The New York Times‘s Julia Chapin does a little night out number with Bruce High Quality Foundation:
The Bruces, who keep their individual identities anonymous to protest the star-making machinery of the art market, are a rotating group of five to eight men in their 20s and 30s, most of them graduates of the Cooper Union. They’re known for subversive performance art, humorous videos and conceptual sculptures all infused with Ph.D. quantities of art history references.
One of the Bruces, who wore a blazer and a sunburn and appeared to be the group’s ringleader, said that the dozen or so sculptures at the W Hotel were selling for $12,000 to $60,000. And they were a highly intellectual jumble: one of them had an inflatable pool, stuffed animals and a video monitor playing Beethoven’s “Ode to Joy.” Some had been sold to collectors, he said, before the show even opened.
“Instead of living in a cave, we decided it would be better to observe the art world up close,” said another of the Bruces, who had a baby face and a thrift shop polo shirt.

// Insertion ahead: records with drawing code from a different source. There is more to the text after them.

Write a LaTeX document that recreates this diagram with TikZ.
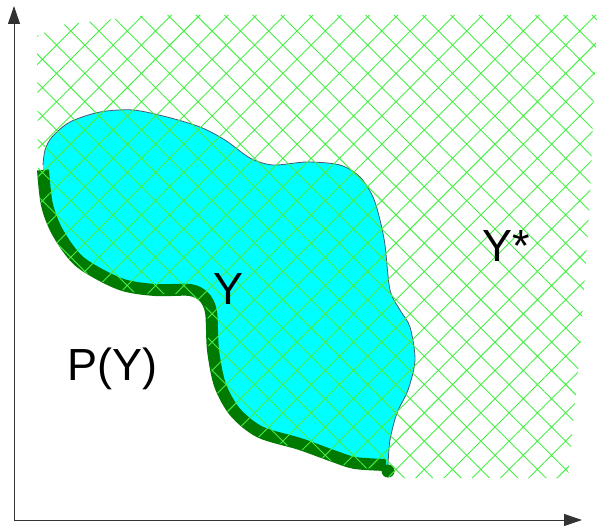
\documentclass[tikz,border=0pt]{standalone}
\usepackage{fontspec}
\setmainfont{Liberation Sans}
\usetikzlibrary{arrows.meta,patterns.meta}
\definecolor{setcyan}{RGB}{0,255,255}
\definecolor{rimgreen}{RGB}{0,122,0}
\definecolor{hatchgreen}{RGB}{70,238,70}
\definecolor{edgegray}{RGB}{70,90,110}

\begin{document}
\begin{tikzpicture}[x=1pt,y=-1pt,line width=.35pt,
  axis/.style={draw=black!80,line width=1pt,-{Triangle[length=18pt,width=12pt]}},
  rim/.style={draw=rimgreen,line width=12pt,line cap=butt,line join=round},
  edge/.style={draw=edgegray,line width=.8pt},
  hatch/.style={pattern={Hatch[angle=45,distance=20pt,line width=.9pt]},pattern color=hatchgreen},
  lbl/.style={font=\fontsize{45}{50}\selectfont,anchor=base west,inner sep=0pt}]
\useasboundingbox (0,0) rectangle (602,526);
% the set Y
\fill[setcyan] plot[smooth] coordinates {(43,170) (47,205) (58,233) (80,262) (120,284) (155,290) (190,290) (204,297) (211,312) (213,350) (220,385) (235,412) (260,432) (300,444) (333,456) (355,463) (386,465)}
  -- plot[smooth] coordinates {(388,465) (390,440) (397,413) (408,390) (415,360) (410,327) (400,310) (390,290) (385,245) (380,220) (373,197) (360,177) (340,165) (307,162) (273,165) (250,158) (225,140) (200,127) (167,117) (133,110) (100,112) (70,122) (52,137) (45,150) (43,165)} -- cycle;
\draw[edge] plot[smooth] coordinates {(388,465) (390,440) (397,413) (408,390) (415,360) (410,327) (400,310) (390,290) (385,245) (380,220) (373,197) (360,177) (340,165) (307,162) (273,165) (250,158) (225,140) (200,127) (167,117) (133,110) (100,112) (70,122) (52,137) (45,150) (43,165)};
% boundary towards P(Y)
\draw[rim] plot[smooth] coordinates {(43,170) (47,205) (58,233) (80,262) (120,284) (155,290) (190,290) (204,297) (211,312) (213,350) (220,385) (235,412) (260,432) (300,444) (333,456) (355,463) (386,465)};
\fill[rimgreen] (388,471) circle[radius=6.5];
% the set Y*
\fill[hatch] (37,36) -- (60,25) -- (150,15) -- (597,15) -- (590,200) -- (580,350) -- (568,478) -- (390,478)
  -- plot[smooth] coordinates {(382,469) (351,467) (329,460) (296,448) (256,436) (231,416) (216,389) (209,354) (207,312) (200,301) (186,294) (151,294) (116,288) (76,266) (53,236) (42,209) (38,170)} -- cycle;
% axes
\coordinate (O) at (14,520);\coordinate (xend) at (582,520);\coordinate (yend) at (14,6);
\draw[axis] (O)--(xend);\draw[axis] (O)--(yend);
\node[lbl] (Y) at (213,305) {Y};
\node[lbl] (Ystar) at (482,262) {Y*};
\node[lbl] (PY) at (67,380) {P(Y)};
\end{tikzpicture}
\end{document}
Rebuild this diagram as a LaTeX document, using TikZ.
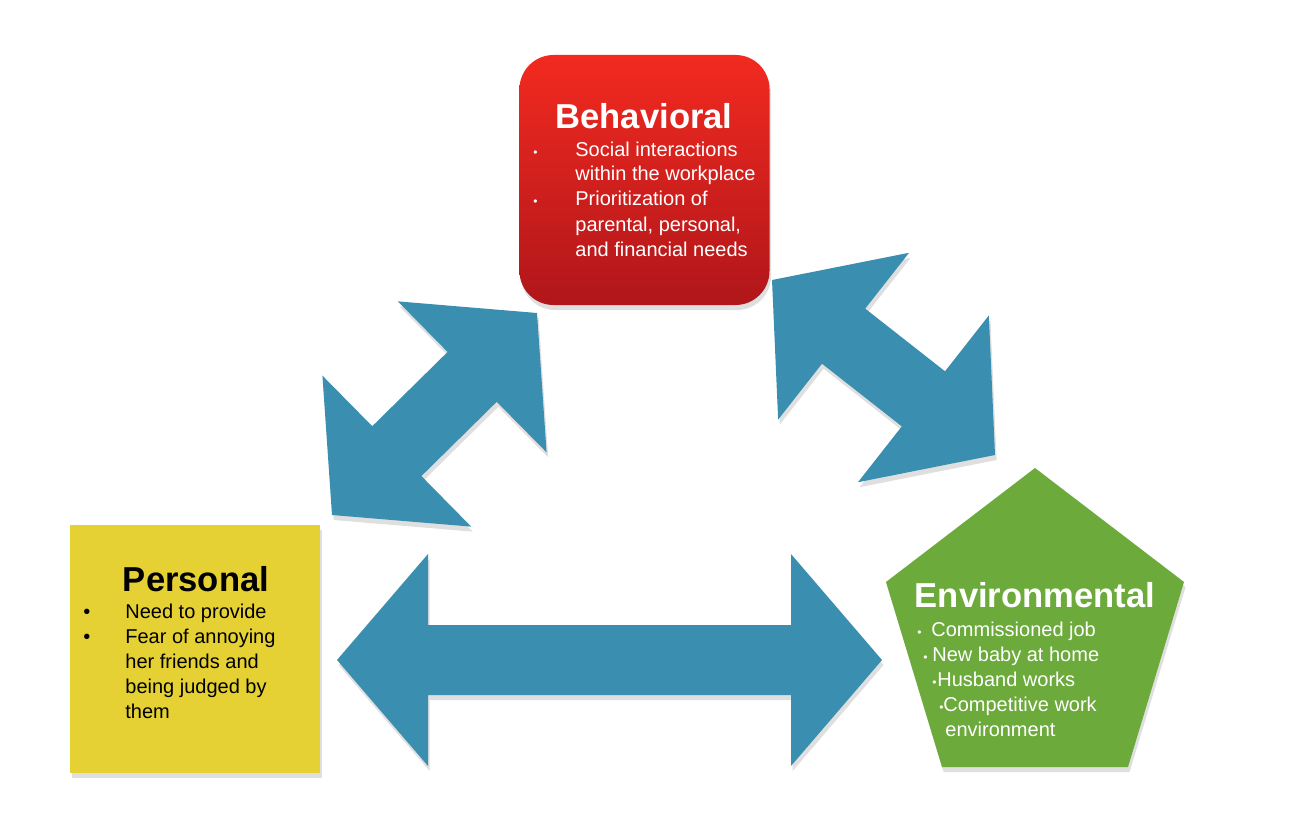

Around 9 p.m., an assistant announced that it was time for dinner out by the pool. A tall, lanky Bruce sauntered through the thronged lobby quoting Samuel Beckett and Allan Kaprow, a pioneering Fluxus artist. But when he pushed through the thick doors there seemed to be miles of palm trees, canopied daybeds and steamy pools that looked like the grotto at the Playboy Mansion — no dinner in sight. Luckily Jacqueline Schnabel, Vito’s mother, was passing with her daughter Lola and the artist Francesco Clemente and led the lone Bruce to an area with a full bar and a long table set with candles.